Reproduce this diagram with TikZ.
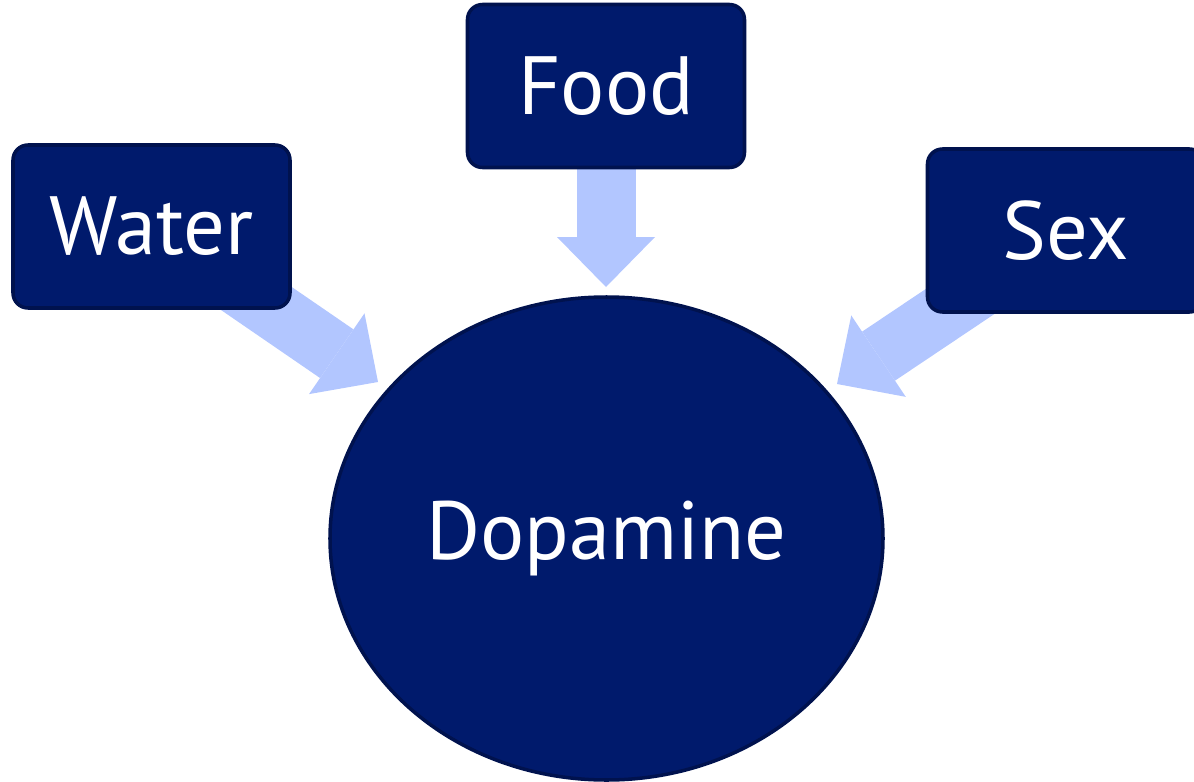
\documentclass[tikz,border=0pt]{standalone}
\usepackage{fontspec}
\setmainfont{PT Sans}
\usetikzlibrary{arrows.meta,backgrounds,shapes.geometric}
\definecolor{navy}{RGB}{0,26,108}
\definecolor{navyline}{RGB}{0,18,78}
\definecolor{paleblue}{RGB}{178,198,255}
\tikzset{
	cue/.style={rectangle, rounded corners=0.15cm, fill=navy, draw=navyline, line width=1pt,
		minimum width=2.77cm, minimum height=1.63cm, text=white, font=\fontsize{23.5}{28}\selectfont},
	hub/.style={ellipse, fill=navy, draw=navyline, line width=1pt, inner sep=0pt,
		minimum width=5.53cm, minimum height=4.83cm, text=white, font=\fontsize{23.5}{28}\selectfont},
	feed/.style={draw=paleblue, line width=0.59cm,
		-{Triangle[width=0.98cm, length=0.50cm, line width=0pt, fill=paleblue]}}
}
\begin{document}
\begin{tikzpicture}
	\useasboundingbox (0,0) rectangle (11.94,-7.82);
	\clip (0,0) rectangle (11.94,-7.82);
	% Узлы
	\node[cue] (water) at (1.515,-2.265) {Water};
	\node[cue] (food) at (6.06,-0.86) {Food};
	\node[cue] (sex) at (10.66,-2.305) {Sex};
	\node[hub] (dopa) at (6.065,-5.385) {Dopamine};
	% Концы стрелок
	\coordinate (wtip) at (3.78,-3.82);
	\coordinate (ftip) at (6.06,-2.87);
	\coordinate (stip) at (8.37,-3.84);
	% Стрелки под узлами
	\begin{scope}[on background layer]
		\draw[feed] (water.center) -- (wtip);
		\draw[feed] (food.center) -- (ftip);
		\draw[feed] (sex.center) -- (stip);
	\end{scope}
\end{tikzpicture}
\end{document}
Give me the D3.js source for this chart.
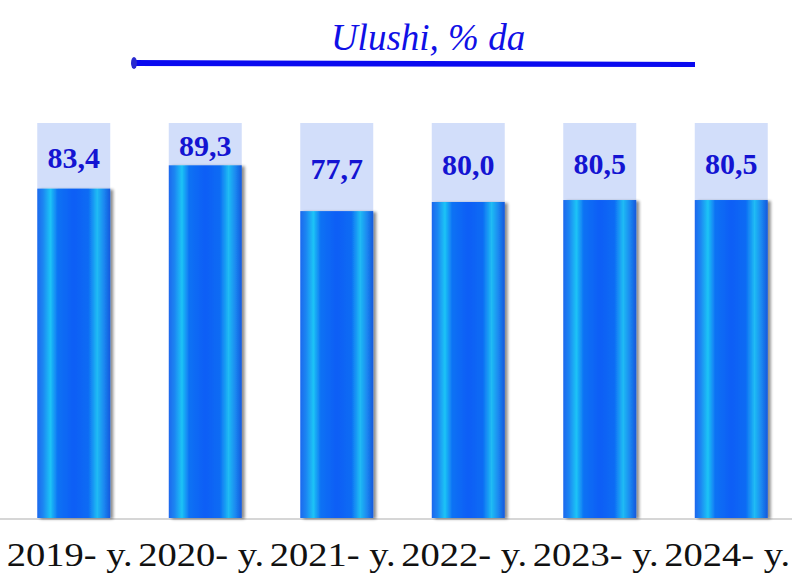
<!DOCTYPE html>
<html>
<head>
<meta charset="utf-8">
<script src="https://cdn.jsdelivr.net/npm/d3@7"></script>
<style>
  body { margin: 0; background: #fff; }
</style>
</head>
<body>
<div id="chart"></div>
<script>
const years = ["2019- y.", "2020- y.", "2021- y.", "2022- y.", "2023- y.", "2024- y."];
const shares = [83.4, 89.3, 77.7, 80.0, 80.5, 80.5];
const title = "Ulushi, % da";

const width = 792, height = 578;
const baseY = 518, topY = 123;

const svg = d3.select("#chart")
  .append("svg")
  .attr("width", width)
  .attr("height", height);

const defs = svg.append("defs");

// bar gradient (cylinder look)
const grad = defs.append("linearGradient")
  .attr("id", "barGrad")
  .attr("x1", "0%").attr("x2", "100%")
  .attr("y1", "0%").attr("y2", "0%");
[
  [0, "#1a68ee"], [8, "#1c86f2"], [18, "#1cc4f6"], [28, "#0f72f4"],
  [50, "#0a5ef6"], [70, "#0d6cf4"], [82, "#20bcf4"], [92, "#1a84f0"], [100, "#1558dc"]
].forEach(s => grad.append("stop").attr("offset", s[0] + "%").attr("stop-color", s[1]));

const shadow = defs.append("filter").attr("id", "shadow")
  .attr("x", "-20%").attr("y", "-5%").attr("width", "140%").attr("height", "110%");
shadow.append("feGaussianBlur").attr("in", "SourceAlpha").attr("stdDeviation", 1.5);
shadow.append("feOffset").attr("dx", 3).attr("dy", 1).attr("result", "off");
shadow.append("feComponentTransfer").append("feFuncA").attr("type", "linear").attr("slope", 0.45);
const merge = shadow.append("feMerge");
merge.append("feMergeNode");
merge.append("feMergeNode").attr("in", "SourceGraphic");

const x = d3.scaleBand()
  .domain(years)
  .range([8, 797])
  .paddingInner(0.445)
  .paddingOuter(0.2225);

const y = d3.scaleLinear()
  .domain([0, 100])
  .range([baseY, topY]);

/* ------------------ title ------------------ */
svg.append("text")
  .attr("x", 428)
  .attr("y", 50)
  .attr("text-anchor", "middle")
  .style("font-family", "'Liberation Serif', 'Times New Roman', serif")
  .style("font-style", "italic")
  .style("font-size", "37px")
  .style("fill", "#1010e6")
  .text(title);

svg.append("path")
  .attr("d", "M132,60 L695,62 L695,67 L132,66 Z")
  .style("fill", "#0a0af0");
svg.append("ellipse")
  .attr("cx", 134).attr("cy", 63)
  .attr("rx", 3).attr("ry", 6)
  .style("fill", "#2a2ad0");

/* ------------------ baseline ------------------ */
svg.append("line")
  .attr("x1", 0).attr("x2", width)
  .attr("y1", baseY + 1).attr("y2", baseY + 1)
  .style("stroke", "#c8c8c8")
  .style("stroke-width", 1.5);

/* ------------------ bars ------------------ */
const g = svg.selectAll(".bar")
  .data(shares)
  .enter()
  .append("g")
  .attr("class", "bar");

g.append("rect")
  .attr("x", (d, i) => x(years[i]))
  .attr("y", y(100))
  .attr("width", x.bandwidth())
  .attr("height", d => y(d) - y(100))
  .style("fill", "#d2defa");

g.append("rect")
  .attr("x", (d, i) => x(years[i]))
  .attr("y", d => y(d))
  .attr("width", x.bandwidth())
  .attr("height", d => baseY - y(d))
  .attr("filter", "url(#shadow)")
  .style("fill", "url(#barGrad)");

g.append("text")
  .attr("x", (d, i) => x(years[i]) + x.bandwidth() / 2)
  .attr("y", d => y((100 + d) / 2) + 12)
  .attr("text-anchor", "middle")
  .style("font-family", "'Liberation Serif', 'Times New Roman', serif")
  .style("font-weight", "bold")
  .style("font-size", "30px")
  .style("fill", "#1414d2")
  .text(d => d.toFixed(1).replace(".", ","));

/* ------------------ x axis labels ------------------ */
svg.selectAll(".xl")
  .data(years)
  .enter()
  .append("text")
  .attr("class", "xl")
  .attr("x", d => x(d) + x.bandwidth() / 2 - 4)
  .attr("y", 566)
  .attr("text-anchor", "middle")
  .attr("textLength", 126)
  .attr("lengthAdjust", "spacingAndGlyphs")
  .style("font-family", "'Liberation Serif', 'Times New Roman', serif")
  .style("font-size", "33px")
  .style("fill", "#111")
  .text(d => d);
</script>
</body>
</html>
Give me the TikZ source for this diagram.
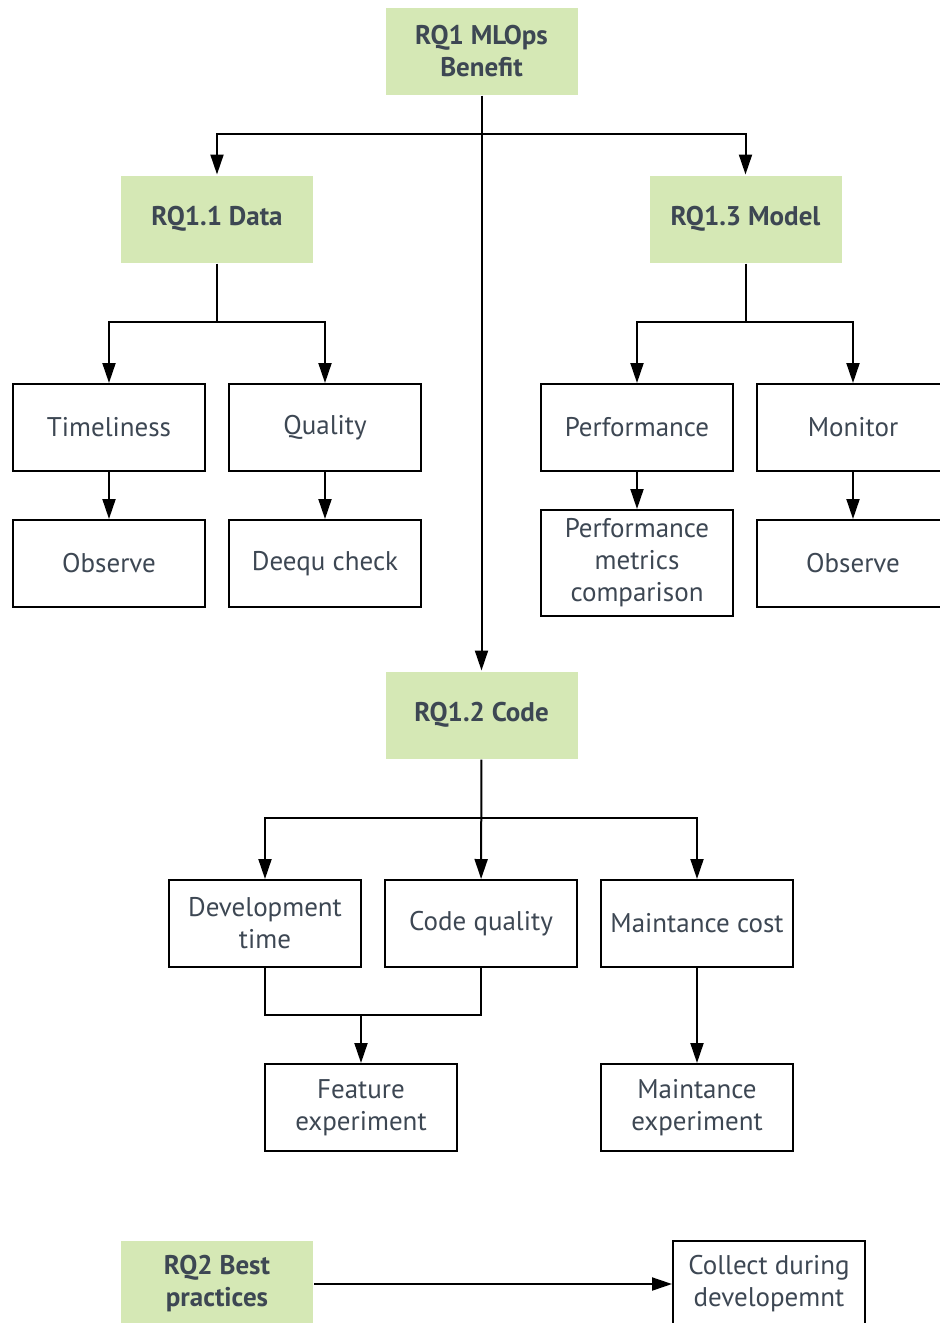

*What the task requires*
Exactly reproduce each record, leaving out any pictures.

*Worked solution*
Reproduce this diagram with TikZ.
\documentclass[tikz,border=0pt]{standalone}
\usepackage{fontspec}
\setmainfont{PT Sans}
\usetikzlibrary{arrows.meta,backgrounds,shapes.geometric}
\definecolor{navy}{RGB}{0,26,108}
\definecolor{navyline}{RGB}{0,18,78}
\definecolor{paleblue}{RGB}{178,198,255}
\tikzset{
	cue/.style={rectangle, rounded corners=0.15cm, fill=navy, draw=navyline, line width=1pt,
		minimum width=2.77cm, minimum height=1.63cm, text=white, font=\fontsize{23.5}{28}\selectfont},
	hub/.style={ellipse, fill=navy, draw=navyline, line width=1pt, inner sep=0pt,
		minimum width=5.53cm, minimum height=4.83cm, text=white, font=\fontsize{23.5}{28}\selectfont},
	feed/.style={draw=paleblue, line width=0.59cm,
		-{Triangle[width=0.98cm, length=0.50cm, line width=0pt, fill=paleblue]}}
}
\begin{document}
\begin{tikzpicture}
	\useasboundingbox (0,0) rectangle (11.94,-7.82);
	\clip (0,0) rectangle (11.94,-7.82);
	% Узлы
	\node[cue] (water) at (1.515,-2.265) {Water};
	\node[cue] (food) at (6.06,-0.86) {Food};
	\node[cue] (sex) at (10.66,-2.305) {Sex};
	\node[hub] (dopa) at (6.065,-5.385) {Dopamine};
	% Концы стрелок
	\coordinate (wtip) at (3.78,-3.82);
	\coordinate (ftip) at (6.06,-2.87);
	\coordinate (stip) at (8.37,-3.84);
	% Стрелки под узлами
	\begin{scope}[on background layer]
		\draw[feed] (water.center) -- (wtip);
		\draw[feed] (food.center) -- (ftip);
		\draw[feed] (sex.center) -- (stip);
	\end{scope}
\end{tikzpicture}
\end{document}
Give me the D3.js source for this chart.
<!DOCTYPE html>
<html>
<head>
<meta charset="utf-8">
<script src="https://cdn.jsdelivr.net/npm/d3@7"></script>
<style>
  body { margin: 0; background: #fff; }
</style>
</head>
<body>
<div id="chart"></div>
<script>
const years = ["2019- y.", "2020- y.", "2021- y.", "2022- y.", "2023- y.", "2024- y."];
const shares = [83.4, 89.3, 77.7, 80.0, 80.5, 80.5];
const title = "Ulushi, % da";

const width = 792, height = 578;
const baseY = 518, topY = 123;

const svg = d3.select("#chart")
  .append("svg")
  .attr("width", width)
  .attr("height", height);

const defs = svg.append("defs");

// bar gradient (cylinder look)
const grad = defs.append("linearGradient")
  .attr("id", "barGrad")
  .attr("x1", "0%").attr("x2", "100%")
  .attr("y1", "0%").attr("y2", "0%");
[
  [0, "#1a68ee"], [8, "#1c86f2"], [18, "#1cc4f6"], [28, "#0f72f4"],
  [50, "#0a5ef6"], [70, "#0d6cf4"], [82, "#20bcf4"], [92, "#1a84f0"], [100, "#1558dc"]
].forEach(s => grad.append("stop").attr("offset", s[0] + "%").attr("stop-color", s[1]));

const shadow = defs.append("filter").attr("id", "shadow")
  .attr("x", "-20%").attr("y", "-5%").attr("width", "140%").attr("height", "110%");
shadow.append("feGaussianBlur").attr("in", "SourceAlpha").attr("stdDeviation", 1.5);
shadow.append("feOffset").attr("dx", 3).attr("dy", 1).attr("result", "off");
shadow.append("feComponentTransfer").append("feFuncA").attr("type", "linear").attr("slope", 0.45);
const merge = shadow.append("feMerge");
merge.append("feMergeNode");
merge.append("feMergeNode").attr("in", "SourceGraphic");

const x = d3.scaleBand()
  .domain(years)
  .range([8, 797])
  .paddingInner(0.445)
  .paddingOuter(0.2225);

const y = d3.scaleLinear()
  .domain([0, 100])
  .range([baseY, topY]);

/* ------------------ title ------------------ */
svg.append("text")
  .attr("x", 428)
  .attr("y", 50)
  .attr("text-anchor", "middle")
  .style("font-family", "'Liberation Serif', 'Times New Roman', serif")
  .style("font-style", "italic")
  .style("font-size", "37px")
  .style("fill", "#1010e6")
  .text(title);

svg.append("path")
  .attr("d", "M132,60 L695,62 L695,67 L132,66 Z")
  .style("fill", "#0a0af0");
svg.append("ellipse")
  .attr("cx", 134).attr("cy", 63)
  .attr("rx", 3).attr("ry", 6)
  .style("fill", "#2a2ad0");

/* ------------------ baseline ------------------ */
svg.append("line")
  .attr("x1", 0).attr("x2", width)
  .attr("y1", baseY + 1).attr("y2", baseY + 1)
  .style("stroke", "#c8c8c8")
  .style("stroke-width", 1.5);

/* ------------------ bars ------------------ */
const g = svg.selectAll(".bar")
  .data(shares)
  .enter()
  .append("g")
  .attr("class", "bar");

g.append("rect")
  .attr("x", (d, i) => x(years[i]))
  .attr("y", y(100))
  .attr("width", x.bandwidth())
  .attr("height", d => y(d) - y(100))
  .style("fill", "#d2defa");

g.append("rect")
  .attr("x", (d, i) => x(years[i]))
  .attr("y", d => y(d))
  .attr("width", x.bandwidth())
  .attr("height", d => baseY - y(d))
  .attr("filter", "url(#shadow)")
  .style("fill", "url(#barGrad)");

g.append("text")
  .attr("x", (d, i) => x(years[i]) + x.bandwidth() / 2)
  .attr("y", d => y((100 + d) / 2) + 12)
  .attr("text-anchor", "middle")
  .style("font-family", "'Liberation Serif', 'Times New Roman', serif")
  .style("font-weight", "bold")
  .style("font-size", "30px")
  .style("fill", "#1414d2")
  .text(d => d.toFixed(1).replace(".", ","));

/* ------------------ x axis labels ------------------ */
svg.selectAll(".xl")
  .data(years)
  .enter()
  .append("text")
  .attr("class", "xl")
  .attr("x", d => x(d) + x.bandwidth() / 2 - 4)
  .attr("y", 566)
  .attr("text-anchor", "middle")
  .attr("textLength", 126)
  .attr("lengthAdjust", "spacingAndGlyphs")
  .style("font-family", "'Liberation Serif', 'Times New Roman', serif")
  .style("font-size", "33px")
  .style("fill", "#111")
  .text(d => d);
</script>
</body>
</html>
Give me the TikZ source for this diagram.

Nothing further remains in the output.